=== Supplied information ===

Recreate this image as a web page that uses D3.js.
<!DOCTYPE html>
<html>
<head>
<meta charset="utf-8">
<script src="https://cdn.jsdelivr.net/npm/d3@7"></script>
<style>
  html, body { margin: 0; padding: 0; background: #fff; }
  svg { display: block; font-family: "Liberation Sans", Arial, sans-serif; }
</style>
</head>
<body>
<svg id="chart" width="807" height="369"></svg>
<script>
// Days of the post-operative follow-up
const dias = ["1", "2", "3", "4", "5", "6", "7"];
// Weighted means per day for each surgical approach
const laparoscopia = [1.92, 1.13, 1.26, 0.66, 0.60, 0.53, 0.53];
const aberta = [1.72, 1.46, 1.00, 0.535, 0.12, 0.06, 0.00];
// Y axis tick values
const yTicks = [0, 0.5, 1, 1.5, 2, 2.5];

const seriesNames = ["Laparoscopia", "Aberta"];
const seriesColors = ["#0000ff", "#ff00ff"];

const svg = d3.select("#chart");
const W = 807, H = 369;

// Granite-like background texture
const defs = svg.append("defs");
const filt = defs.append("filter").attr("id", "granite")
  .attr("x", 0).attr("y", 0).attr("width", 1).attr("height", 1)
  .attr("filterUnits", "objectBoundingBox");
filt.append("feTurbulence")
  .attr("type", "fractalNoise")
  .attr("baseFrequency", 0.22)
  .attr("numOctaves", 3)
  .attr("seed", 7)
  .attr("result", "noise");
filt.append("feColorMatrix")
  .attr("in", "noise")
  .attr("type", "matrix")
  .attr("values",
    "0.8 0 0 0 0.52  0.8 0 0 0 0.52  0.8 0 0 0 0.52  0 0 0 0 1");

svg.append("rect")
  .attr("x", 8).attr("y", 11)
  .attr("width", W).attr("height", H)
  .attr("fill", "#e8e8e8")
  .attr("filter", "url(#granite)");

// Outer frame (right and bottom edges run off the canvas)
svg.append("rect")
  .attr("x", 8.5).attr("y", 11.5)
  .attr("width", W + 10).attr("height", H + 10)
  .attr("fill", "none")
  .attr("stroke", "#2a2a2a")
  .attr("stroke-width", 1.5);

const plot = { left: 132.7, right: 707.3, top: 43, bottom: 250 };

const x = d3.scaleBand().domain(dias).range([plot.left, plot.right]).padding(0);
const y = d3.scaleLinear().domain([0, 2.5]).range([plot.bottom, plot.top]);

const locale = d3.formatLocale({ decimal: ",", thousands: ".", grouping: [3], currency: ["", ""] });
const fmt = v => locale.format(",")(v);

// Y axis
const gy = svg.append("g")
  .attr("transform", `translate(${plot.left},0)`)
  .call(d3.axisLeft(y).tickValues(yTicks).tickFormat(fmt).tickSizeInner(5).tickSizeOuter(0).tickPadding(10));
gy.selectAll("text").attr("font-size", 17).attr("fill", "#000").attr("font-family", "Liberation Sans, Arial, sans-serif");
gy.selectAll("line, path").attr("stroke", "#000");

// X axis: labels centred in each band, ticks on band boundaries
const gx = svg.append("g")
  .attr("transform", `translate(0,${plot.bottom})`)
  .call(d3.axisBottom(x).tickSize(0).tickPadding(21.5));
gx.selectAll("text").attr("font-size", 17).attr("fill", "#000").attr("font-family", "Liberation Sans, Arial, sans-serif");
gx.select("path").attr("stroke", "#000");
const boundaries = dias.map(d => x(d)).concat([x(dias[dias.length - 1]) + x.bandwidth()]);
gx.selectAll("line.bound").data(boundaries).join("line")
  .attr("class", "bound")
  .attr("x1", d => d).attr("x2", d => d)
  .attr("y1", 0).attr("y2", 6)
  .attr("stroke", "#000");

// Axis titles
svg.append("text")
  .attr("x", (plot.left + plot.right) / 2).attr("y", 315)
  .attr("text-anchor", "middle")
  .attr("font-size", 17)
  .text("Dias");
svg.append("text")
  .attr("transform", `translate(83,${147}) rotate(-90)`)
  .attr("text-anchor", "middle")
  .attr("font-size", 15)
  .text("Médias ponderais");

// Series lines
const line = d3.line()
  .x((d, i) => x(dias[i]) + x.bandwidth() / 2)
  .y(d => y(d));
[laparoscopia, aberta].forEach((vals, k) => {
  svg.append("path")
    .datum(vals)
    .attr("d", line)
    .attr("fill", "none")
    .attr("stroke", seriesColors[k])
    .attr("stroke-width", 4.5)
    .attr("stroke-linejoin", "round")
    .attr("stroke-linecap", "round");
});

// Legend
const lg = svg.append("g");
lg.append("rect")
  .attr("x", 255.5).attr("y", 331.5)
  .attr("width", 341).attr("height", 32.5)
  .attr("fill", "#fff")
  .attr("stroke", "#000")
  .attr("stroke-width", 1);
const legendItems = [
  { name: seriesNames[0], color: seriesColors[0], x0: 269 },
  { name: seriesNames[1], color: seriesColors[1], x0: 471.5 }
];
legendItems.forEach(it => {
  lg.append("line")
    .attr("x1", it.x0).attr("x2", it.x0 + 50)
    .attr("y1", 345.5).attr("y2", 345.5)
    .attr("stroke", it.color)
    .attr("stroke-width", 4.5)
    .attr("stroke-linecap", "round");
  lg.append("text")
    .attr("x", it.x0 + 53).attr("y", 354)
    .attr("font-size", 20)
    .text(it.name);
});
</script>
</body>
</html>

===

**What you will do**
Output the full listing without altering anything.

**Output**
Recreate this image as a web page that uses D3.js.
<!DOCTYPE html>
<html>
<head>
<meta charset="utf-8">
<script src="https://cdn.jsdelivr.net/npm/d3@7"></script>
<style>
  html, body { margin: 0; padding: 0; background: #fff; }
  svg { display: block; font-family: "Liberation Sans", Arial, sans-serif; }
</style>
</head>
<body>
<svg id="chart" width="807" height="369"></svg>
<script>
// Days of the post-operative follow-up
const dias = ["1", "2", "3", "4", "5", "6", "7"];
// Weighted means per day for each surgical approach
const laparoscopia = [1.92, 1.13, 1.26, 0.66, 0.60, 0.53, 0.53];
const aberta = [1.72, 1.46, 1.00, 0.535, 0.12, 0.06, 0.00];
// Y axis tick values
const yTicks = [0, 0.5, 1, 1.5, 2, 2.5];

const seriesNames = ["Laparoscopia", "Aberta"];
const seriesColors = ["#0000ff", "#ff00ff"];

const svg = d3.select("#chart");
const W = 807, H = 369;

// Granite-like background texture
const defs = svg.append("defs");
const filt = defs.append("filter").attr("id", "granite")
  .attr("x", 0).attr("y", 0).attr("width", 1).attr("height", 1)
  .attr("filterUnits", "objectBoundingBox");
filt.append("feTurbulence")
  .attr("type", "fractalNoise")
  .attr("baseFrequency", 0.22)
  .attr("numOctaves", 3)
  .attr("seed", 7)
  .attr("result", "noise");
filt.append("feColorMatrix")
  .attr("in", "noise")
  .attr("type", "matrix")
  .attr("values",
    "0.8 0 0 0 0.52  0.8 0 0 0 0.52  0.8 0 0 0 0.52  0 0 0 0 1");

svg.append("rect")
  .attr("x", 8).attr("y", 11)
  .attr("width", W).attr("height", H)
  .attr("fill", "#e8e8e8")
  .attr("filter", "url(#granite)");

// Outer frame (right and bottom edges run off the canvas)
svg.append("rect")
  .attr("x", 8.5).attr("y", 11.5)
  .attr("width", W + 10).attr("height", H + 10)
  .attr("fill", "none")
  .attr("stroke", "#2a2a2a")
  .attr("stroke-width", 1.5);

const plot = { left: 132.7, right: 707.3, top: 43, bottom: 250 };

const x = d3.scaleBand().domain(dias).range([plot.left, plot.right]).padding(0);
const y = d3.scaleLinear().domain([0, 2.5]).range([plot.bottom, plot.top]);

const locale = d3.formatLocale({ decimal: ",", thousands: ".", grouping: [3], currency: ["", ""] });
const fmt = v => locale.format(",")(v);

// Y axis
const gy = svg.append("g")
  .attr("transform", `translate(${plot.left},0)`)
  .call(d3.axisLeft(y).tickValues(yTicks).tickFormat(fmt).tickSizeInner(5).tickSizeOuter(0).tickPadding(10));
gy.selectAll("text").attr("font-size", 17).attr("fill", "#000").attr("font-family", "Liberation Sans, Arial, sans-serif");
gy.selectAll("line, path").attr("stroke", "#000");

// X axis: labels centred in each band, ticks on band boundaries
const gx = svg.append("g")
  .attr("transform", `translate(0,${plot.bottom})`)
  .call(d3.axisBottom(x).tickSize(0).tickPadding(21.5));
gx.selectAll("text").attr("font-size", 17).attr("fill", "#000").attr("font-family", "Liberation Sans, Arial, sans-serif");
gx.select("path").attr("stroke", "#000");
const boundaries = dias.map(d => x(d)).concat([x(dias[dias.length - 1]) + x.bandwidth()]);
gx.selectAll("line.bound").data(boundaries).join("line")
  .attr("class", "bound")
  .attr("x1", d => d).attr("x2", d => d)
  .attr("y1", 0).attr("y2", 6)
  .attr("stroke", "#000");

// Axis titles
svg.append("text")
  .attr("x", (plot.left + plot.right) / 2).attr("y", 315)
  .attr("text-anchor", "middle")
  .attr("font-size", 17)
  .text("Dias");
svg.append("text")
  .attr("transform", `translate(83,${147}) rotate(-90)`)
  .attr("text-anchor", "middle")
  .attr("font-size", 15)
  .text("Médias ponderais");

// Series lines
const line = d3.line()
  .x((d, i) => x(dias[i]) + x.bandwidth() / 2)
  .y(d => y(d));
[laparoscopia, aberta].forEach((vals, k) => {
  svg.append("path")
    .datum(vals)
    .attr("d", line)
    .attr("fill", "none")
    .attr("stroke", seriesColors[k])
    .attr("stroke-width", 4.5)
    .attr("stroke-linejoin", "round")
    .attr("stroke-linecap", "round");
});

// Legend
const lg = svg.append("g");
lg.append("rect")
  .attr("x", 255.5).attr("y", 331.5)
  .attr("width", 341).attr("height", 32.5)
  .attr("fill", "#fff")
  .attr("stroke", "#000")
  .attr("stroke-width", 1);
const legendItems = [
  { name: seriesNames[0], color: seriesColors[0], x0: 269 },
  { name: seriesNames[1], color: seriesColors[1], x0: 471.5 }
];
legendItems.forEach(it => {
  lg.append("line")
    .attr("x1", it.x0).attr("x2", it.x0 + 50)
    .attr("y1", 345.5).attr("y2", 345.5)
    .attr("stroke", it.color)
    .attr("stroke-width", 4.5)
    .attr("stroke-linecap", "round");
  lg.append("text")
    .attr("x", it.x0 + 53).attr("y", 354)
    .attr("font-size", 20)
    .text(it.name);
});
</script>
</body>
</html>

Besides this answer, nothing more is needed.